那是在反掃蕩中的事情,大致情節好像是這樣的。

八路軍一部,和日軍獨立混成第一旅團激戰一天一夜,在“鐵壁合圍”的封鎖線上且戰且走,幾經激戰,最後一個連長(也可能是指導員,姓孔)身邊只剩下了五六個戰士。

他們撤到一個路口的時候,遇到一個河北老漢。

雖然打得人困馬乏,八路還是有老傳統的,連長告訴老漢 – 老鄉,快走吧,趕緊撤,我們後面鬼子上來了。

沒想到老頭的回答卻很是出乎意料,指著幾個八路的鼻子罵起來 –

“平時供你們糧食,供你們棉花,現在鬼子來了,可好,你們倒要跑了!”還指著路口工事裏日軍的屍體寒磣八路 -- “看看日本小鬼子,個個死在陣地上。那些龜孫能做到,你們為啥就做不到?”

這聽起來很象是罵八路軍遊而不擊的調子。

如果是現在的電視,估計就該連長給老鄉講論持久戰做思想工作了,如果是文革時候的電影,就該發現老頭是一反動地主了。

真實的歷史是:

苦戰了幾天幾夜的八路軍連長給罵得擡不起頭,看看追來的敵軍黃塵滾滾一咬牙,慘然一笑,說罵得好,今天不死在這裏說不過去了。老人家記著明天來給我們收屍吧。

(看到此處,我心中的感觸,無法言喻。)

誰知,那個老漢卻說:這個你托付不著我。我不管給你們埋,有人管就埋,沒人管就拉倒。

連長叫了一個戰士,把部隊轉戰的經歷交給他,讓他去報告上級,這個是公事。

這個路口旁邊有個過去留下的破碉堡,連長和他的部下們都戰死在了這個破碉堡裏,他們戰死的經過無人知道。

在他們的屍首中,還有一具沒有穿軍服的屍體,就是那個河北老漢。

我不管給你們收屍,我和你們一起打,一起死。

這個姓孔的連長或指導員是孔夫子後人,大學生,一手毛筆字極漂亮。

這河北人,有的也真渾呢。

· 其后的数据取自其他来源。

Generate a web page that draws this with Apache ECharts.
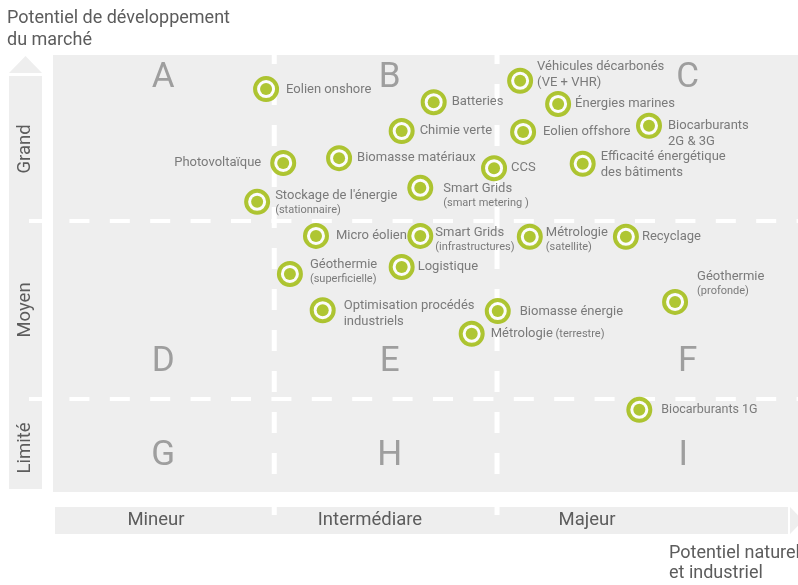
<!DOCTYPE html>
<html>
<head>
<meta charset="utf-8">
<title>Potentiel de développement du marché</title>
<script src="https://cdn.jsdelivr.net/npm/echarts@6/dist/echarts.min.js"></script>
<style>html,body{margin:0;padding:0;background:#fff}#chart{width:798px;height:585px}</style>
</head>
<body>
<div id="chart"></div>
<script>
// filières : x = potentiel naturel et industriel, y = potentiel de marché (échelle 0-100)
var names = ['Eolien onshore', 'Batteries', 'Chimie verte', 'Biomasse matériaux', 'Photovoltaïque',
    'Stockage de l\'énergie', 'Smart Grids', 'CCS', 'Véhicules décarbonés\n(VE + VHR)', 'Énergies marines',
    'Eolien offshore', 'Biocarburants\n2G & 3G', 'Efficacité énergétique\ndes bâtiments', 'Micro éolien', 'Smart Grids',
    'Géothermie', 'Logistique', 'Optimisation procédés\nindustriels', 'Biomasse énergie', 'Métrologie',
    'Métrologie', 'Recyclage', 'Géothermie', 'Biocarburants 1G'];
var notes = ['', '', '', '', '',
    '(stationnaire)', '(smart metering )', '', '', '',
    '', '', '', '', '(infrastructures)',
    '(superficielle)', '', '', '', '(terrestre)',
    '(satellite)', '', '(profonde)', ''];
var xVals = [28.6, 51.1, 46.8, 38.4, 30.9, 27.4, 49.3, 59.2, 62.7, 67.8, 63.1, 80.0,
    71.1, 35.3, 49.3, 31.8, 46.8, 36.2, 59.7, 56.2, 64.0, 76.9, 83.5, 78.7];
var yVals = [92.2, 89.2, 82.6, 76.4, 75.3, 66.4, 69.6, 74.1, 94.1, 88.8, 82.4, 83.8,
    75.1, 58.6, 58.6, 49.9, 51.5, 41.6, 41.4, 36.2, 58.4, 58.4, 43.5, 18.8];

// quadrants
var letters = ['A', 'B', 'C', 'D', 'E', 'F', 'G', 'H', 'I'];
var letterX = [14.8, 45.2, 85.2, 14.8, 45.2, 85.2, 14.8, 45.2, 84.6];
var letterY = [94.7, 94.7, 94.7, 29.7, 29.7, 29.7, 8.2, 8.2, 8.2];
var colSplit = [29.7, 59.6];
var rowSplit = [21.3, 62.0];
var rowLabels = ['Grand', 'Moyen', 'Limité'];
var colLabels = ['Mineur', 'Intermédiare', 'Majeur'];

var GREEN = '#9bb800';
var TXT = '#5c5c5c';
var GREY = '#eeeeee';

// réglages de position des étiquettes [dx, dy]
var labelShift = {
    0: [2, 1], 6: [5, 7], 7: [-1, 0], 8: [-1, -6], 9: [-1, 0], 10: [2, 0], 11: [1, 8], 12: [0, 1],
    13: [2, 0], 14: [-3, 3], 15: [2, -3], 16: [-2, 0], 17: [3, 4], 18: [4, 1], 19: [1, 0],
    20: [-2, 2], 21: [-2, 0], 22: [4, -19], 23: [4, 0]
};

var points = [];
for (var i = 0; i < names.length; i++) {
    var lbl = { offset: labelShift[i] || [0, 0] };
    if (i === 4) { lbl.position = 'left'; lbl.distance = 9; }
    points.push({ name: names[i], note: notes[i], idx: i, value: [xVals[i], yVals[i]], label: lbl });
}

function fmt(p) {
    var d = p.data;
    var main = d.name.split('\n').map(function (s) { return '{' + (d.idx === 23 ? 'k' : 'm') + '|' + s + '}'; }).join('\n');
    if (!d.note) return main;
    if (d.idx === 19) return main + '{s| ' + d.note + '}';
    return main + '\n{s|' + d.note + '}';
}

var letterData = [];
for (var j = 0; j < letters.length; j++) letterData.push({ name: letters[j], value: [letterX[j], letterY[j]] });

var myChart = echarts.init(document.getElementById('chart'), null, { renderer: 'canvas' });

var option = {
    animation: false,
    textStyle: { fontFamily: 'Roboto, sans-serif' },
    grid: { left: 53, right: 0, top: 55, bottom: 93, show: true, backgroundColor: GREY, borderWidth: 0 },
    xAxis: { type: 'value', min: 0, max: 100, show: false },
    yAxis: { type: 'value', min: 0, max: 100, show: false },
    series: [
        {
            name: 'quadrants',
            type: 'scatter',
            symbolSize: 1,
            itemStyle: { color: 'rgba(0,0,0,0)' },
            silent: true,
            data: letterData,
            label: {
                show: true, position: 'inside', formatter: '{b}',
                color: '#8a8a8a', fontSize: 35, fontFamily: 'Roboto, sans-serif'
            }
        },
        {
            name: 'filières',
            type: 'scatter',
            symbolSize: 22,
            itemStyle: { color: '#fff', borderColor: GREEN, borderWidth: 4 },
            data: points,
            z: 3,
            label: {
                show: true, position: 'right', distance: 5, formatter: fmt,
                rich: {
                    m: { fontSize: 13, lineHeight: 16, color: TXT, fontFamily: 'Roboto, sans-serif' },
                    k: { fontSize: 12.5, lineHeight: 16, color: TXT, fontFamily: 'Roboto, sans-serif' },
                    s: { fontSize: 11, lineHeight: 12, color: TXT, fontFamily: 'Roboto, sans-serif' }
                }
            }
        },
        {
            name: 'centre',
            type: 'scatter',
            symbolSize: 12,
            itemStyle: { color: GREEN },
            silent: true,
            z: 4,
            data: points.map(function (p) { return p.value; })
        }
    ]
};
myChart.setOption(option);

// décor : bandes d'axes, séparateurs pointillés, titres
var g = [];
g.push({ type: 'rect', shape: { x: 9, y: 76, width: 33, height: 413 }, style: { fill: GREY }, z: -1 });
g.push({ type: 'polygon', shape: { points: [[9, 73], [42, 73], [25.5, 56]] }, style: { fill: GREY }, z: -1 });
g.push({ type: 'rect', shape: { x: 55, y: 507, width: 733, height: 27 }, style: { fill: GREY }, z: -1 });
g.push({ type: 'polygon', shape: { points: [[790, 507], [790, 534], [803, 520.5]] }, style: { fill: GREY }, z: -1 });

colSplit.forEach(function (v) {
    var px = myChart.convertToPixel({ gridIndex: 0 }, [v, 0])[0];
    g.push({ type: 'line', shape: { x1: px, y1: 43, x2: px, y2: 536 },
        style: { stroke: '#fff', lineWidth: 5, lineDash: [21, 20] }, z: 1 });
});
rowSplit.forEach(function (v) {
    var py = myChart.convertToPixel({ gridIndex: 0 }, [0, v])[1];
    g.push({ type: 'line', shape: { x1: -11.4, y1: py, x2: 798, y2: py },
        style: { stroke: '#fff', lineWidth: 4, lineDash: [20, 20.4] }, z: 1 });
});

function txt(t, x, y, size, align, rot) {
    return {
        type: 'text', x: x, y: y, rotation: rot || 0, z: 5,
        style: { text: t, x: 0, y: 0, fill: TXT, font: size + 'px Roboto, sans-serif',
            align: align, verticalAlign: 'middle', textAlign: align, textVerticalAlign: 'middle' }
    };
}
var rowY = [149, 310, 448];
rowLabels.forEach(function (t, k) { g.push(txt(t, 25, rowY[k], 18.5, 'center', Math.PI / 2)); });
var colX = [156, 370, 587];
colLabels.forEach(function (t, k) { g.push(txt(t, colX[k], 520, 18.5, 'center')); });
g.push(txt('Potentiel de développement', 7, 18, 18, 'left'));
g.push(txt('du marché', 7, 40, 18, 'left'));
g.push(txt('Potentiel naturel', 669, 553, 18, 'left'));
g.push(txt('et industriel', 669, 573, 18, 'left'));

myChart.setOption({ graphic: g });
</script>
</body>
</html>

我說。

沈默良久,記者老哥的聲音仿佛從水中傳來的一般 – 這個王員外,也是咱們老鄉吧?他現在在哪兒?

我說,他可不是,那地道的一個南蠻子。

電話那頭的記者老哥似乎一楞,忽然冒出來一句 – 怎麽不是咱們河北人呢?真他X的可惜了的。

哦,河北人,看來不但混得不同凡響,護短和小氣狹隘起來,也一樣的不同凡響呢。